How to find if a 2D vector contains a duplicate row?

Question

I want an elegant way to check if

(myvector[0][1] != myvector[1][1] != myvector[2][1]) && (myvector[0][0] != myvector[1][0] != myvector[2][0])

etc..I know this isn't how you compare values with an if statement... I figured storing variables into a vector would be the fastest way to properly compare the values as there is a lot of variables that must not equal each other

Edit: Maybe I'm not being that clear, basically I want [x][0],[x][1] to never match [y][0],[y][1]...if either [0] or [1] is different, then it's fine but if ANY of the two pairings match up, then return false.

{0,0},
{1,1},
{0,1}

is ok, thus passes the duplicate test

{0,0}, 
{1,1},
{0,0}

failed because there is two pairs of 0,0

The reason so, is because the first row will have values between 2-14 and the second will have values between 0-3. These values represent a 52 card deck and I do not want cards to repeat

Answer 1

Here's a benchmark of a simple solution using a std::vector vs std::map (in another answer here). You can see here that the vector solution is 6x faster(for a small data set):

http://quick-bench.com/-fOG_uDO6HRPKqOMgxqchqUXHbo

#include <iostream>
#include <algorithm>
#include <benchmark/benchmark.h>
#include <memory>
#include <vector>

constexpr int width=2;
constexpr int height=16;

static void vector(benchmark::State& state) {
    std::vector<std::vector<int>> data;

    int count = 0;
    for(int i = 0; i < height; i++) {
    data.emplace_back(std::vector<int>());
    for (int j = 0; j < width; j++) {
        data[i].push_back(count++);
    }
    }
    while (state.KeepRunning()) {

    std::vector< std::pair<int,int>>m;        // Map key can be a pair and value can be boolean
    m.reserve(height);
    bool unique = true;
    for(int i=0;i<height;i++)
        {
        if(std::find(m.begin(), m.end(), std::make_pair(data[i][0],data[i][1]))==m.end())    // if pair is not already present in array insert the element in map
            m.emplace_back(std::make_pair(data[i][0],data[i][1])); // nothing to do here
        else
            {
            unique=false;    // else pair was already present in array
            break;           // break the loop
            }
        }
    if(!unique) {
        std::cout<<"unexpected match found";
    }

    }

}
BENCHMARK(vector);

static void set(benchmark::State& state) {
    std::vector<std::vector<int>> data;

    int count = 0;
    for(int i = 0; i < height; i++) {
    data.emplace_back(std::vector<int>());
    for (int j = 0; j < width; j++) {
        data[i].push_back(count++);
    }
    }

    while (state.KeepRunning()) {

    std::map< std::pair<int,int>,bool>m;        // Map key can be a pair and value can be boolean
    bool unique = true;
    for(int i=0;i<height;i++)
        {
        if(m.find(std::make_pair(data[i][0],data[i][1]))==m.end()) {    // if pair is not already present in array insert the element in map
            m[std::make_pair(data[i][0],data[i][1])]=true;
        } else {
            unique=false;    // else pair was already present in array
            break;           // break the loop
        }
        }
    if(!unique) {
        std::cout<<"unexpected duplicate found";
    }
    }
}
BENCHMARK(set);

Changing the code to use std::unordered_map makes it even worse -- a 10x slowdown over std::vector: http://quick-bench.com/aSKrpaW4cZoL2mYJFjy6x1dEvDo

(though I may be hashing poorly)

There may be some optimizing that could be done on the map solution, but it still won't make the map solution faster with this size data set.

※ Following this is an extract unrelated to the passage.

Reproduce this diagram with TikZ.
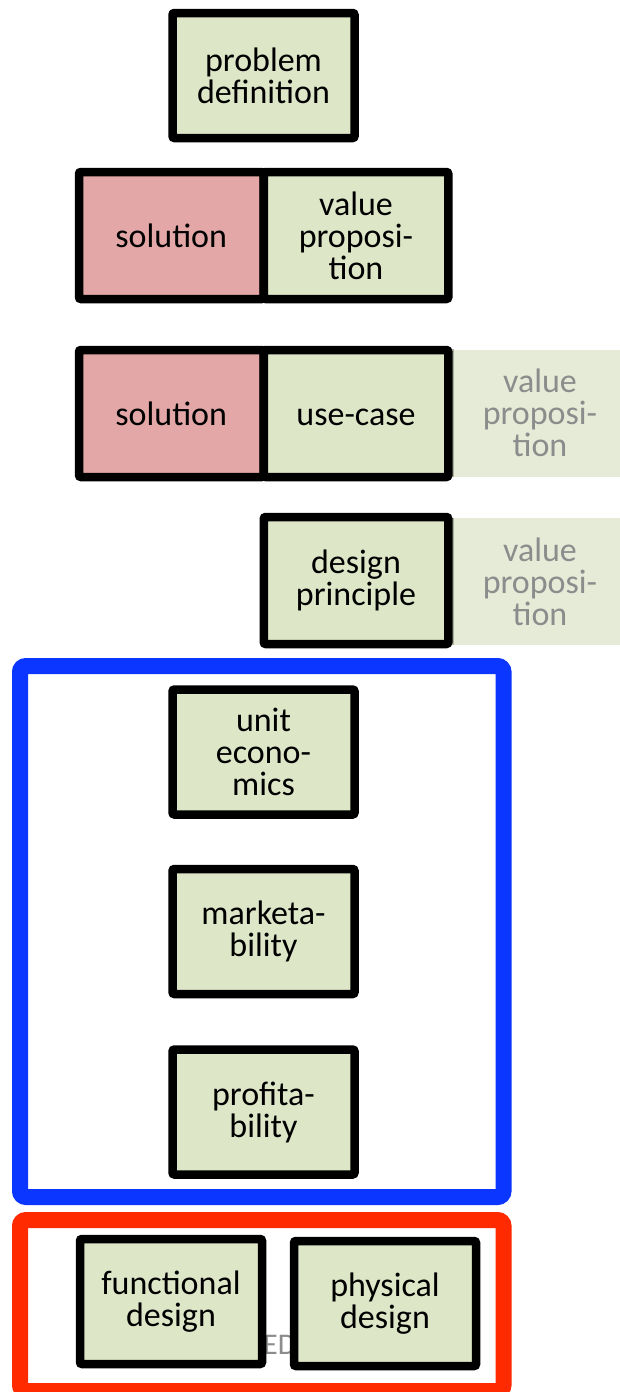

The two algorithms seem to even out at around 250 pairs, but there are also further optimizations that can be done on the vector solution to make it scale better.

Answer 2

Use map. It will take O(N) space and O(LogN) to search an element if it is present in the map or not. map.find() helps to find element if present in the map in LogN time. In your case, the element can be a pair.

Here's a sample code:

#include <iostream>
#include <map>
using namespace std;
int main() {
    int i,j,n=3,m=2;
    for(i=0;i<n;i++)
    {
       for(j=0;j<m;j++)
            cin>>a[i][j];
    }
    map< pair<int,int>,bool>m;        // Map key can be a pair and value can be boolean 
    bool unique = true;
    for(i=0;i<n;i++)
    {
        if(m.find(make_pair(a[i][0],a[i][1]))==m.end())    // if pair is not already present in array insert the element in map
            m[make_pair(a[i][0],a[i][1])]=true;
        else        
        {
            unique=false;    // else pair was already present in array
            break;           // break the loop
        }
    }
    if(unique)
        cout<<"true";
    else cout<<"false";
    return 0;
}

Input:
0 0
1 1
0 1
Output:
true

Input:
0 0
1 1 
0 0
Output:
false

Answer 3

Since you are representing a deck of cards, have you considered using enums with bit sets? With that, you can store a combination of cards into a single number and easily compare them. In case of large sets that exceed the precision of int (int has 32 bits), use a std::bitset<N>, where N is the number of items in the set.

#include <iostream>

enum Deck
{
    Jack =  2 << 0,
    Queen = 2 << 1,
    King  = 2 << 2,
    Ace   = 2 << 3
};

void compare_hands(const int hand1, const int hand2)
{
    if (hand1 == hand2)
        std::cout << "Same hand" << std::endl;
    else
        std::cout << "Different hand" << std::endl;
}

int main()
{
    int hand1 = Jack  | Queen;
    int hand2 = King  | Ace;
    int hand3 = Queen | Jack;

    compare_hands(hand1, hand2);
    compare_hands(hand1, hand3);
    compare_hands(hand2, hand3);

    return 0;
}